Most of the Lessons of 9/11 Went Unlearned
There has been a tremendous residual cost in freedom and in dollars to secure an elusive security.
"American citizens cannot delegate the responsibility for strengthening our security, in our airports and on our streets, to bureaucrats. We should undertake a vigorous dialogue on the national cost of pretending we have limitless freedom in our world."
You'd find that quote near the end of a very long piece I wrote for the Austin American-Statesman in the aftermath of 9/11, 16 years ago. But newspapers didn't do as much internet archiving then as they do now, so I can't direct you to it. It was part of a cover story for an extra, something newspapers don't do much of any more either.
I get the paper version out on the anniversary—not every year—to admire its crystalline prose (I'm keeping in mind you can't look it up) and to take stock of a few prescriptions I was willing to make on deadline, fresh off that harrowing Tuesday.
Like many of us watching something truly horrendous happen on our home soil, I got a lot of things wrong. Like Hurricanes Harvey and Irma, 9/11 brought out what we like to think is the best in the American spirit. But I think Ben Domenech, the publisher of The Federalist, was right when he wrote a couple of anniversaries ago that "We wept and we forgot."

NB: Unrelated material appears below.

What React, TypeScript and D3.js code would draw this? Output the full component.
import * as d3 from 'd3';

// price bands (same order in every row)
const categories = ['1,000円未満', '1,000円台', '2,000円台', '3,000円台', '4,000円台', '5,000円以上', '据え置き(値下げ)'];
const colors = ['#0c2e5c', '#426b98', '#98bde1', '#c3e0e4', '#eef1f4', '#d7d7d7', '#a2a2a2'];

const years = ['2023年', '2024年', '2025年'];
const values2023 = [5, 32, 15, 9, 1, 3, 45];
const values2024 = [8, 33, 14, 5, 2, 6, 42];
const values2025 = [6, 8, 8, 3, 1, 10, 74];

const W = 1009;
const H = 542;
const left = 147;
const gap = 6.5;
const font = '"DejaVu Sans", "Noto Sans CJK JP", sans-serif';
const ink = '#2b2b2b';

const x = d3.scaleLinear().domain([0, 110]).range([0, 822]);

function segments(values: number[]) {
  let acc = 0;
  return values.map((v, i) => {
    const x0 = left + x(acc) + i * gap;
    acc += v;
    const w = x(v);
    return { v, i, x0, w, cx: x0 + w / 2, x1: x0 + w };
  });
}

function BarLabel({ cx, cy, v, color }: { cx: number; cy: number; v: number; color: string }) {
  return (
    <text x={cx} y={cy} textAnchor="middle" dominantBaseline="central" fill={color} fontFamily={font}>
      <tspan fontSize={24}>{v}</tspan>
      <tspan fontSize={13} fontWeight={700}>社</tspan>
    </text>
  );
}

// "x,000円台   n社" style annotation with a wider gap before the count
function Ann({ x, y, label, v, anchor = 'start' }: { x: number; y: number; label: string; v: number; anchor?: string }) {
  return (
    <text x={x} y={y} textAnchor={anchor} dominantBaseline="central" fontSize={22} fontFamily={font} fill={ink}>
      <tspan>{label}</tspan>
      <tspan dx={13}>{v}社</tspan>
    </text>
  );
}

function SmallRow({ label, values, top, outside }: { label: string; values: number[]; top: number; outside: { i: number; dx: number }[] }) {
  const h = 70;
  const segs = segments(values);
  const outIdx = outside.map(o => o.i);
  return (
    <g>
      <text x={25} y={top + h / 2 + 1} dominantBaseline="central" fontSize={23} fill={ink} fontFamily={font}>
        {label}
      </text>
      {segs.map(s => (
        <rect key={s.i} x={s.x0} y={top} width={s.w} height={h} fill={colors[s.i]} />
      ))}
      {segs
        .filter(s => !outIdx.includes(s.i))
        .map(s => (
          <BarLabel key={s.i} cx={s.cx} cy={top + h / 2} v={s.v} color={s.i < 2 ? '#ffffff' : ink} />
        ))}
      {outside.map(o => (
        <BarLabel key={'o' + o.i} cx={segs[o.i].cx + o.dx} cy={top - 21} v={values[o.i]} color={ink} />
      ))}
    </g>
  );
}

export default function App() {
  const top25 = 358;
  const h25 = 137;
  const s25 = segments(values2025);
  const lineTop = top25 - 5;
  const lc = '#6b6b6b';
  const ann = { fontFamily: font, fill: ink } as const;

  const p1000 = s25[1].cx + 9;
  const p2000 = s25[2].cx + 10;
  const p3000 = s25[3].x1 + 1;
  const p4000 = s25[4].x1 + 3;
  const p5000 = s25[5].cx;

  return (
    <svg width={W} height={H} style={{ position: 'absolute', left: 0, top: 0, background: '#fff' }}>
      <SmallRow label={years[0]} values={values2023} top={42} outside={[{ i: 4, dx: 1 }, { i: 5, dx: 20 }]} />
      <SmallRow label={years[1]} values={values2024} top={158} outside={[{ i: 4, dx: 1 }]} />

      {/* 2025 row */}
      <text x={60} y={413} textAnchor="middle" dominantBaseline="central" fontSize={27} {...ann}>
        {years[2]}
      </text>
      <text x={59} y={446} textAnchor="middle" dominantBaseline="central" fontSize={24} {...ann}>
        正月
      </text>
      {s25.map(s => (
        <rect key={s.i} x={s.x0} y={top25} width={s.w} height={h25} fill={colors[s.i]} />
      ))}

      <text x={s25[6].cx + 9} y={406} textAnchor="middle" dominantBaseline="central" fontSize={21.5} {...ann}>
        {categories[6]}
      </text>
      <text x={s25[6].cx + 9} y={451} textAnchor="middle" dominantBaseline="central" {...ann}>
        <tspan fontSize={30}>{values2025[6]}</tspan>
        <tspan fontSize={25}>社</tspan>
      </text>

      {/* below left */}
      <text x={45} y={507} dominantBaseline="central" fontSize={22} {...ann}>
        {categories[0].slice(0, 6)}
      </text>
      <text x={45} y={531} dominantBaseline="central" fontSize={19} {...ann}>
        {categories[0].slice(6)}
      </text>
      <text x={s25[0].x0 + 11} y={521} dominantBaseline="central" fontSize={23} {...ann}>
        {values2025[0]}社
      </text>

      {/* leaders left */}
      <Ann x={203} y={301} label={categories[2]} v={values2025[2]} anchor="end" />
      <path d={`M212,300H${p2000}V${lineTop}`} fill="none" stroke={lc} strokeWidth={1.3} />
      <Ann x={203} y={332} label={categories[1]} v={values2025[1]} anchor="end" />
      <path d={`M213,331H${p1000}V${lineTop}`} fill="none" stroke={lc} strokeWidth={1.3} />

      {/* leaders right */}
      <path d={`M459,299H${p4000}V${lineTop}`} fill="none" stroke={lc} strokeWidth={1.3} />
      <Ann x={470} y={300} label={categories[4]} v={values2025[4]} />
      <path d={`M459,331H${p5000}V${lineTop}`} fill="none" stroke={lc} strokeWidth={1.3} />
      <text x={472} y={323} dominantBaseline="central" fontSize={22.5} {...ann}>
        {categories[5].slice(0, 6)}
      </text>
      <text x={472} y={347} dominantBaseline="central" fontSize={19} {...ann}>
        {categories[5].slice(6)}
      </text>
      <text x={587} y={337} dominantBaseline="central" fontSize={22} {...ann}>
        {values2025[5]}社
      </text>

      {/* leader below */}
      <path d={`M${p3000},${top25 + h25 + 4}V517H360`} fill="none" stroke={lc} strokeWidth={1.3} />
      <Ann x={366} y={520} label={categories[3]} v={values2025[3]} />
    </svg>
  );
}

September 11, I wrote, stripped from Americans "the illusion that the Unites States could bestride the world with its economic and political power and somehow not be of the world." This was a new kind of Pearl Harbor, an attack with a potentially transformative power to unite Americans. Vietnam divided and continues to divide a country. After 9/11, I supposed, how could anyone disagree about the enemy and what needed to be done?
NATO seemed to prove my point. Although it has long been forgotten, for the first time in the treaty's history NATO invoked Article 5, asserting that an attack on the US was an attack on all member countries. Even Russia pledged to join this war on terrorism. "The opportunity exists for this war to unify the democratic world," I wrote, "in a way that World War II did not."
Oh, my. That's a little embarrassing. The US has since lurched from President Bush's war in Iraq to President Obama's unilateral interventionism to President Trump's selective brinksmanship. The Reason archives are bursting with hundreds of dispatches detailing the spectacular failures of American foreign policy, both on their own merits and as an international democratic unifier.
In 2015, Matt Welch wrote an article that serves as a chastener for my unjustified optimism. "What would happen in a world where humans, including those in or near power, freely admitted that they don't know how to stop ISIS, can't tell the difference between a Yazidi and and Assyrian, have no convincing explanation for why crime stats are fluctuating this year, and don't know why Billy Beane's shit doesn't work in the playoffs?" he asked.
"For one, I think people would be a little less likely to champion or sign up for giant, mass-mobilizing schemes. If we are humble in the face of facts, and mindful of the unforeseen consequences that come with every grand plan, we might be more cautious about bending a sprawling nation's resources and will in one direction or another."
At least I didn't lose my mind on the home front. Politicians at the time indignantly insisted that freedom and security are American birthrights. That entitled mentality obscured one of the central concerns of my essay: I was pretty sure Americans would be asked (or told) to pay for security with their freedom.
And as James Bovard concluded in the June 2016 issue of Reason, we've been paying ever since, in freedom and in dollars, for something we've never secured. Few publications have been as vigilant as Reason in resisting those exorbitant and unreasonable costs.
Which brings me to that opening quote, and to the vigorous dialogue that took place on this website and in our magazine but was in no way a national discussion. In Texas and now in Florida, we've seen again that Americans are good people, maybe even great. But if 9/11 showed us anything, it's how tough it is to sustain our goodness when there isn't a disaster.